I probably should get back into poetry.  Where words are words but not words at all.

It seems to sum up where I am and where I have been this year, all that has happened on the private, personal and public level, there is just no way to do it.

No other way than to keep living since I am still here…Where I started.

Alive.

Making note of it because a lot can change so fast.

Advertisements

Sliver of Light (found coming through the middle of a grouping of conjoined Sequoia trees in Sequoia National Park, CA)

I’ve been in a place with no words lately.

When will I learn that not having words, or really, not being able to express them, does not help one (me) to escape?

I hadn’t planned on writing this.

But then something brushed past me and I felt like maybe I could get something out.

Now I’m not so sure again.

This is a frustrating battle.

I want a poem.

I want significance if I’m going to have to stutter through these mutilating stops and starts.

I want something to show for the scar tissue from all the rips in my chest.

I haven’t had much time to paint.

Or maybe it is energy I have struggled with.

With vacation and all…

I did take some iPhone photos while I was gone…and my phone never got close to dying.

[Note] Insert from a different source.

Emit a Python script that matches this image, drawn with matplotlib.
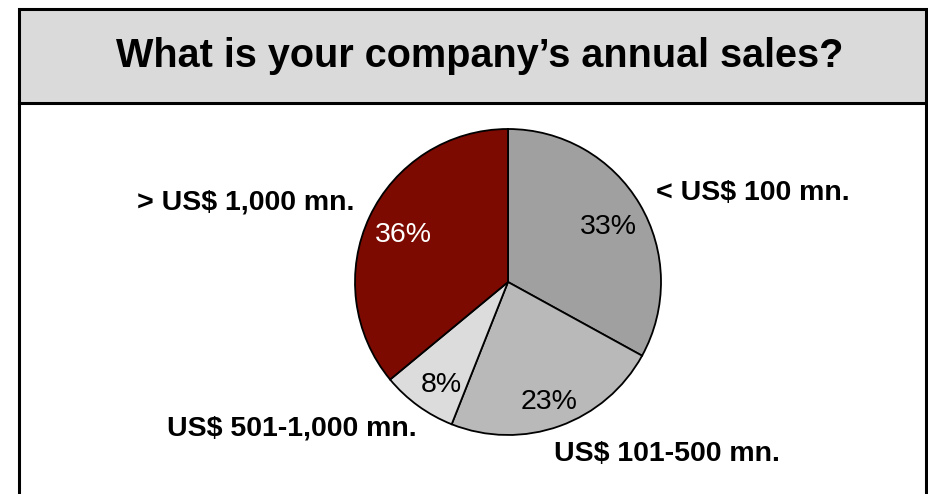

I did though.  We were nearly involved in a potentially fatal crash on the highway on the way to the airport, coming home.

The tire on a pickup in front of us blew and sent the pickup bouncing and swerving into a concrete partition barrier under an overpass and then tossed it back across to the other side of the highway for another concrete kiss before it finally came to a stop.  The highway was filled with traffic, including a speeding semi directly behind us (and we were the first car behind the pickup that lost control).   Miraculously, there was nobody in the lane beside the out-of-control pickup and so it kept the snowball effect from happening, and we were miraculously far enough behind the pickup  that when the tire blew and the actual crash(es)/impacts  happened we were able to avoid contact.

I know at least 10 drivers had to have seen the accident happen, and sadly, us and one other single male driver were the only ones to pull over to make sure the driver of the pickup was ok.  It’s pretty horrible to watch a vehicle crash right in front of you (or behind you, I’ve experienced that before on the highway too…and I wasn’t involved or hurt,) but what made me sick to my stomach and clench up my throat was that amount of people who sped right on past without even attempting to stop and help.

The driver of the pickup was an older gentleman and was pretty shook up and, I’m sure, in shock, but thankfully not critically injured himself.  We were in a dangerous spot ourselves when we stopped, and on the opposite side of the highway from the pickup, so we continued to the airport after making sure the driver was safe and able to wait for police and ambulance and that the other citizen who stopped was able (and willing!)  to take care of the rest from that point.  It didn’t appear the driver of the pickup even had a cell phone…I felt so bad for him. : (

Can you imagine if nobody had stopped??!

That’s the question I thought about the rest of the way to the airport.

Which quickly led me to thinking about how many times I’ve been the one involved in a  life wreck.

It put me into a place of deep thought (but with a well-activated nervous system) …about how we could have seen someone killed in front of us, one or more of us in our car could have gotten seriously injured or killed that morning, or we could have seen and been involved in a compounded highway mass tragedy if the speeding cars had been spaced within even a car length’s difference at that particular time and place.

But life went on.

We got into a plane that morning to sit by an old man holding an iPad and stock report papers who was quite consumed with things that obviously mattered, who didn’t want to sit by or have anything to do with us (and he really didn’t know how close his luck was to not having us there) especially our baby.

But there we were.  All of us in a row.

And here we are today, still living this life.

My Daughter, Playing In the Light

My Daughter, Playing in the Light (in the middle of a large, conjoined grouping of Sequoia Trees in Sequoia National Park in CA)

I don’t have a lot of words today.  I guess it’s more about a relationship with where words come from.

Control, Option, Command

Escape

Delete, Enter, Return

Shift, Function, Control

Command, Option

For some reason these keys just connect with me right now.  I took these photos last night, initially by accident, when I was busy editing some other photos.  My iPhone’s camera opened up and staring at me were the “Command / Option” keys on my camera screen….They were/are right where I am.  I went exploring around my keyboard a bit and found there were a lot more clue keys about either where I am…or where I have been… at my fingertips.